Recorded data:
— BEGIN —

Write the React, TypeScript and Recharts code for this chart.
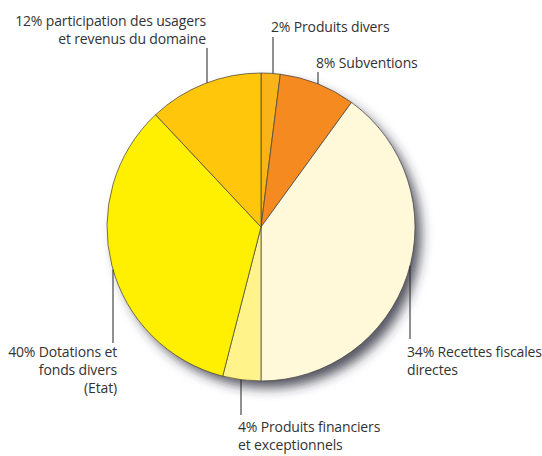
import { PieChart, Pie, Cell } from 'recharts'

// slices clockwise from 12 o'clock (values as drawn)
const names = [
  'Produits divers',
  'Subventions',
  'Recettes fiscales directes',
  'Produits financiers et exceptionnels',
  'Dotations et fonds divers (Etat)',
  'participation des usagers et revenus du domaine',
]
const values = [2, 8, 40, 4, 34, 12]
const labelLines = [
  ['2% Produits divers'],
  ['8% Subventions'],
  ['34% Recettes fiscales', 'directes'],
  ['4% Produits financiers', 'et exceptionnels'],
  ['40% Dotations et', 'fonds divers', '(Etat)'],
  ['12% participation des usagers', 'et revenus du domaine'],
]
const colors = ['#F9B417', '#F58A21', '#FFF9DA', '#FFF389', '#FFEF00', '#FFC60B']

// label layout: text anchor point, leader line x and its end next to the text
const layout = [
  { anchor: 'start', x: 271, y: 32, lineX: 273, lineEnd: 37 },
  { anchor: 'start', x: 316, y: 68, lineX: 318, lineEnd: 72 },
  { anchor: 'start', x: 407, y: 357, lineX: 410, lineEnd: 339 },
  { anchor: 'start', x: 238, y: 432, lineX: 241, lineEnd: 415 },
  { anchor: 'end', x: 117, y: 357, lineX: 113, lineEnd: 343 },
  { anchor: 'end', x: 206, y: 26, lineX: 207, lineEnd: 48 },
]

const data = names.map((n, i) => ({ name: n, value: values[i] }))

const renderLabel = (props: any) => {
  const { cx, cy, outerRadius, index } = props
  const l = layout[index]
  const dx = l.lineX - cx
  const h = Math.sqrt(Math.max(outerRadius * outerRadius - dx * dx, 0))
  const arcY = l.lineEnd < cy ? cy - h : cy + h
  return (
    <g key={`lbl-${index}`}>
      <line x1={l.lineX} y1={arcY} x2={l.lineX} y2={l.lineEnd} stroke="#222" strokeWidth={1} />
      <text
        x={l.x}
        y={l.y}
        textAnchor={l.anchor}
        fill="#333"
        style={{ fontFamily: '"Open Sans", sans-serif', fontSize: 14, letterSpacing: -0.15 }}
      >
        {labelLines[index].map((t, k) => (
          <tspan key={k} x={l.x} dy={k === 0 ? 0 : 18}>{t}</tspan>
        ))}
      </text>
    </g>
  )
}

export default function App() {
  return (
    <div style={{ position: 'absolute', left: 0, top: 0, background: '#fff' }}>
      <PieChart width={542} height={456} margin={{ top: 0, right: 0, bottom: 0, left: 0 }}>
        <defs>
          <filter id="pieShadow" x="-20%" y="-20%" width="150%" height="150%">
            <feDropShadow dx={7} dy={8} stdDeviation={6} floodColor="#2a2a3a" floodOpacity={0.8} />
          </filter>
        </defs>
        <Pie
          data={[{ name: 'shadow', value: 1 }]}
          dataKey="value"
          cx={261}
          cy={227}
          outerRadius={153}
          startAngle={90}
          endAngle={-270}
          stroke="none"
          isAnimationActive={false}
        >
          <Cell fill="#fff" filter="url(#pieShadow)" />
        </Pie>
        <Pie
          data={data}
          dataKey="value"
          cx={261}
          cy={227}
          outerRadius={154}
          startAngle={90}
          endAngle={-270}
          stroke="#3d3d3d"
          strokeWidth={0.7}
          label={renderLabel}
          labelLine={false}
          isAnimationActive={false}
        >
          {data.map((d, i) => (
            <Cell key={d.name} fill={colors[i]} />
          ))}
        </Pie>
      </PieChart>
    </div>
  )
}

— END —

Objective:
Give an exact reproduction of every line, leaving out any picture.

Result of this task:
Write the React, TypeScript and Recharts code for this chart.
import { PieChart, Pie, Cell } from 'recharts'

// slices clockwise from 12 o'clock (values as drawn)
const names = [
  'Produits divers',
  'Subventions',
  'Recettes fiscales directes',
  'Produits financiers et exceptionnels',
  'Dotations et fonds divers (Etat)',
  'participation des usagers et revenus du domaine',
]
const values = [2, 8, 40, 4, 34, 12]
const labelLines = [
  ['2% Produits divers'],
  ['8% Subventions'],
  ['34% Recettes fiscales', 'directes'],
  ['4% Produits financiers', 'et exceptionnels'],
  ['40% Dotations et', 'fonds divers', '(Etat)'],
  ['12% participation des usagers', 'et revenus du domaine'],
]
const colors = ['#F9B417', '#F58A21', '#FFF9DA', '#FFF389', '#FFEF00', '#FFC60B']

// label layout: text anchor point, leader line x and its end next to the text
const layout = [
  { anchor: 'start', x: 271, y: 32, lineX: 273, lineEnd: 37 },
  { anchor: 'start', x: 316, y: 68, lineX: 318, lineEnd: 72 },
  { anchor: 'start', x: 407, y: 357, lineX: 410, lineEnd: 339 },
  { anchor: 'start', x: 238, y: 432, lineX: 241, lineEnd: 415 },
  { anchor: 'end', x: 117, y: 357, lineX: 113, lineEnd: 343 },
  { anchor: 'end', x: 206, y: 26, lineX: 207, lineEnd: 48 },
]

const data = names.map((n, i) => ({ name: n, value: values[i] }))

const renderLabel = (props: any) => {
  const { cx, cy, outerRadius, index } = props
  const l = layout[index]
  const dx = l.lineX - cx
  const h = Math.sqrt(Math.max(outerRadius * outerRadius - dx * dx, 0))
  const arcY = l.lineEnd < cy ? cy - h : cy + h
  return (
    <g key={`lbl-${index}`}>
      <line x1={l.lineX} y1={arcY} x2={l.lineX} y2={l.lineEnd} stroke="#222" strokeWidth={1} />
      <text
        x={l.x}
        y={l.y}
        textAnchor={l.anchor}
        fill="#333"
        style={{ fontFamily: '"Open Sans", sans-serif', fontSize: 14, letterSpacing: -0.15 }}
      >
        {labelLines[index].map((t, k) => (
          <tspan key={k} x={l.x} dy={k === 0 ? 0 : 18}>{t}</tspan>
        ))}
      </text>
    </g>
  )
}

export default function App() {
  return (
    <div style={{ position: 'absolute', left: 0, top: 0, background: '#fff' }}>
      <PieChart width={542} height={456} margin={{ top: 0, right: 0, bottom: 0, left: 0 }}>
        <defs>
          <filter id="pieShadow" x="-20%" y="-20%" width="150%" height="150%">
            <feDropShadow dx={7} dy={8} stdDeviation={6} floodColor="#2a2a3a" floodOpacity={0.8} />
          </filter>
        </defs>
        <Pie
          data={[{ name: 'shadow', value: 1 }]}
          dataKey="value"
          cx={261}
          cy={227}
          outerRadius={153}
          startAngle={90}
          endAngle={-270}
          stroke="none"
          isAnimationActive={false}
        >
          <Cell fill="#fff" filter="url(#pieShadow)" />
        </Pie>
        <Pie
          data={data}
          dataKey="value"
          cx={261}
          cy={227}
          outerRadius={154}
          startAngle={90}
          endAngle={-270}
          stroke="#3d3d3d"
          strokeWidth={0.7}
          label={renderLabel}
          labelLine={false}
          isAnimationActive={false}
        >
          {data.map((d, i) => (
            <Cell key={d.name} fill={colors[i]} />
          ))}
        </Pie>
      </PieChart>
    </div>
  )
}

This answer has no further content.